*What to work on*. The listing below should be printed exactly, every line of it. Skip the pictures.

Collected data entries

+ + + +

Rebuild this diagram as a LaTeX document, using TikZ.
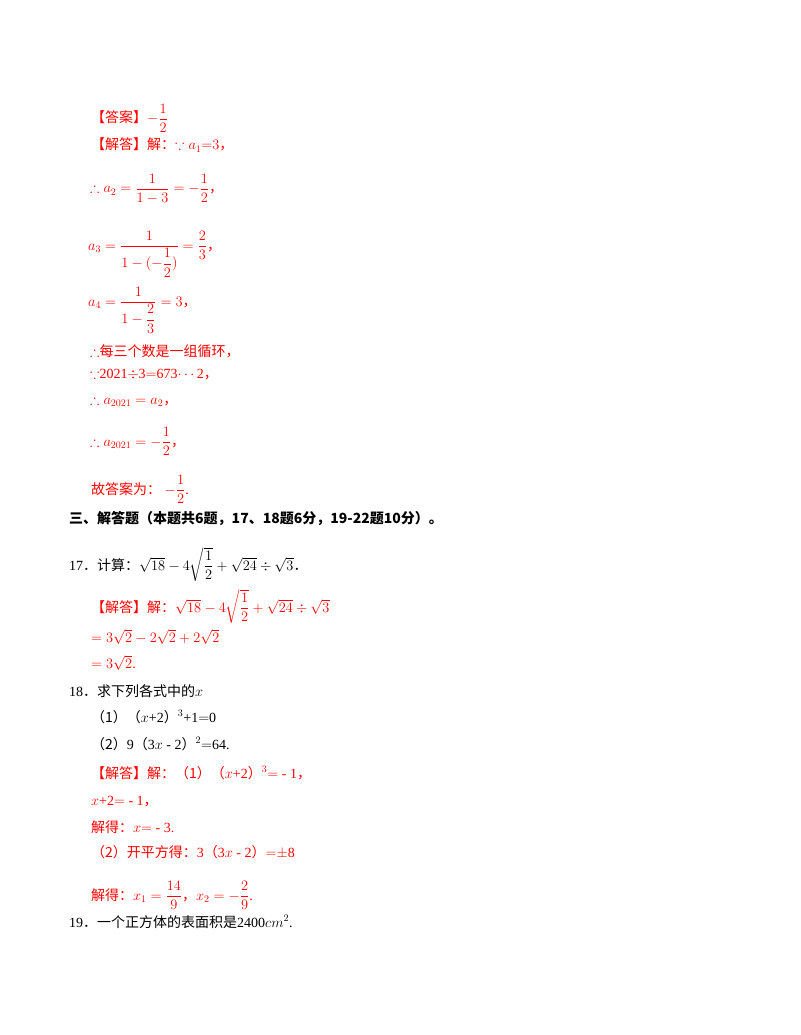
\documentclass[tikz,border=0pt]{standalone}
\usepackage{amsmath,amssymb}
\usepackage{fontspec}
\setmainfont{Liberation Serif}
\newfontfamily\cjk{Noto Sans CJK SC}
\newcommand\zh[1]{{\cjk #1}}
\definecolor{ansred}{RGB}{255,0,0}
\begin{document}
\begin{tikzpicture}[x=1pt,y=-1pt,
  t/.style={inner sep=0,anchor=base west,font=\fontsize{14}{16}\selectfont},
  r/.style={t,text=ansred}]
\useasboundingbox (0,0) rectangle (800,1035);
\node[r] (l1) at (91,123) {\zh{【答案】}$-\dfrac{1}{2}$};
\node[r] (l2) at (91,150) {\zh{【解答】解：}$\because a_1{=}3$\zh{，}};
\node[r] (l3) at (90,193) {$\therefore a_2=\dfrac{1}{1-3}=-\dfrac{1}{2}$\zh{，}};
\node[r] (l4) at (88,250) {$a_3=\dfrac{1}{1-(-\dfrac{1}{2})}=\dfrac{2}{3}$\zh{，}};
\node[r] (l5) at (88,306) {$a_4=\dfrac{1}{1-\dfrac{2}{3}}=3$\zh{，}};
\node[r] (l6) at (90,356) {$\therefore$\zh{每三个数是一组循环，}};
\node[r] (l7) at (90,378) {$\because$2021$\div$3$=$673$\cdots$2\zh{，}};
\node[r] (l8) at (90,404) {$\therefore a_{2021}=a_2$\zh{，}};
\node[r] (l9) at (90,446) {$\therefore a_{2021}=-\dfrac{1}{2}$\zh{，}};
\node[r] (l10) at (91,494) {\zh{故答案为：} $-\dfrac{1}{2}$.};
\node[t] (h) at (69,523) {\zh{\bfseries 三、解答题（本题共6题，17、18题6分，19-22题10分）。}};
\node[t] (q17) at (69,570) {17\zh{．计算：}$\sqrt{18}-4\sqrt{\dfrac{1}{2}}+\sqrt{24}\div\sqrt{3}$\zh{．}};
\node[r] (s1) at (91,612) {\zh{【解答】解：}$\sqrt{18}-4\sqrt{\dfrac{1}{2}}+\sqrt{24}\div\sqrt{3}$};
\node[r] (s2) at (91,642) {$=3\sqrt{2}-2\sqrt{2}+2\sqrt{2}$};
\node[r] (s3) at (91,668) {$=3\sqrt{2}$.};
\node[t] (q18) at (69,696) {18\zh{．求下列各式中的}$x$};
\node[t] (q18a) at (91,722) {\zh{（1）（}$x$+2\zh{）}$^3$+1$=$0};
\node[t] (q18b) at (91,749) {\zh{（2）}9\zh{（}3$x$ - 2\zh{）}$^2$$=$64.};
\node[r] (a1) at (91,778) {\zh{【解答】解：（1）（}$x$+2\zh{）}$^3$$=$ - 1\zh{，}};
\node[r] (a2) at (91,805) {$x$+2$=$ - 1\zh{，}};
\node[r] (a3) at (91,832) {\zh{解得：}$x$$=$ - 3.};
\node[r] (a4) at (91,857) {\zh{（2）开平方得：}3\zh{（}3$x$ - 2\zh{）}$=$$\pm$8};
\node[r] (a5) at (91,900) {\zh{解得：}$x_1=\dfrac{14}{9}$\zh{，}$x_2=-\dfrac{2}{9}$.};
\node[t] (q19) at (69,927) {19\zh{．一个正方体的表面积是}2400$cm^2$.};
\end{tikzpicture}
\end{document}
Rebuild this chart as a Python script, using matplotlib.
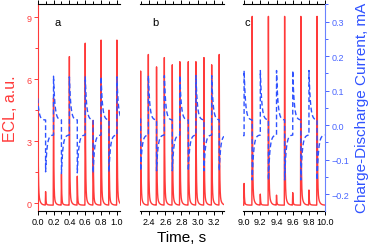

+ + + +

*Written response*.
Rebuild this diagram as a LaTeX document, using TikZ.
\documentclass[tikz,border=0pt]{standalone}
\usepackage{amsmath,amssymb}
\usepackage{fontspec}
\setmainfont{Liberation Serif}
\newfontfamily\cjk{Noto Sans CJK SC}
\newcommand\zh[1]{{\cjk #1}}
\definecolor{ansred}{RGB}{255,0,0}
\begin{document}
\begin{tikzpicture}[x=1pt,y=-1pt,
  t/.style={inner sep=0,anchor=base west,font=\fontsize{14}{16}\selectfont},
  r/.style={t,text=ansred}]
\useasboundingbox (0,0) rectangle (800,1035);
\node[r] (l1) at (91,123) {\zh{【答案】}$-\dfrac{1}{2}$};
\node[r] (l2) at (91,150) {\zh{【解答】解：}$\because a_1{=}3$\zh{，}};
\node[r] (l3) at (90,193) {$\therefore a_2=\dfrac{1}{1-3}=-\dfrac{1}{2}$\zh{，}};
\node[r] (l4) at (88,250) {$a_3=\dfrac{1}{1-(-\dfrac{1}{2})}=\dfrac{2}{3}$\zh{，}};
\node[r] (l5) at (88,306) {$a_4=\dfrac{1}{1-\dfrac{2}{3}}=3$\zh{，}};
\node[r] (l6) at (90,356) {$\therefore$\zh{每三个数是一组循环，}};
\node[r] (l7) at (90,378) {$\because$2021$\div$3$=$673$\cdots$2\zh{，}};
\node[r] (l8) at (90,404) {$\therefore a_{2021}=a_2$\zh{，}};
\node[r] (l9) at (90,446) {$\therefore a_{2021}=-\dfrac{1}{2}$\zh{，}};
\node[r] (l10) at (91,494) {\zh{故答案为：} $-\dfrac{1}{2}$.};
\node[t] (h) at (69,523) {\zh{\bfseries 三、解答题（本题共6题，17、18题6分，19-22题10分）。}};
\node[t] (q17) at (69,570) {17\zh{．计算：}$\sqrt{18}-4\sqrt{\dfrac{1}{2}}+\sqrt{24}\div\sqrt{3}$\zh{．}};
\node[r] (s1) at (91,612) {\zh{【解答】解：}$\sqrt{18}-4\sqrt{\dfrac{1}{2}}+\sqrt{24}\div\sqrt{3}$};
\node[r] (s2) at (91,642) {$=3\sqrt{2}-2\sqrt{2}+2\sqrt{2}$};
\node[r] (s3) at (91,668) {$=3\sqrt{2}$.};
\node[t] (q18) at (69,696) {18\zh{．求下列各式中的}$x$};
\node[t] (q18a) at (91,722) {\zh{（1）（}$x$+2\zh{）}$^3$+1$=$0};
\node[t] (q18b) at (91,749) {\zh{（2）}9\zh{（}3$x$ - 2\zh{）}$^2$$=$64.};
\node[r] (a1) at (91,778) {\zh{【解答】解：（1）（}$x$+2\zh{）}$^3$$=$ - 1\zh{，}};
\node[r] (a2) at (91,805) {$x$+2$=$ - 1\zh{，}};
\node[r] (a3) at (91,832) {\zh{解得：}$x$$=$ - 3.};
\node[r] (a4) at (91,857) {\zh{（2）开平方得：}3\zh{（}3$x$ - 2\zh{）}$=$$\pm$8};
\node[r] (a5) at (91,900) {\zh{解得：}$x_1=\dfrac{14}{9}$\zh{，}$x_2=-\dfrac{2}{9}$.};
\node[t] (q19) at (69,927) {19\zh{．一个正方体的表面积是}2400$cm^2$.};
\end{tikzpicture}
\end{document}
Rebuild this chart as a Python script, using matplotlib.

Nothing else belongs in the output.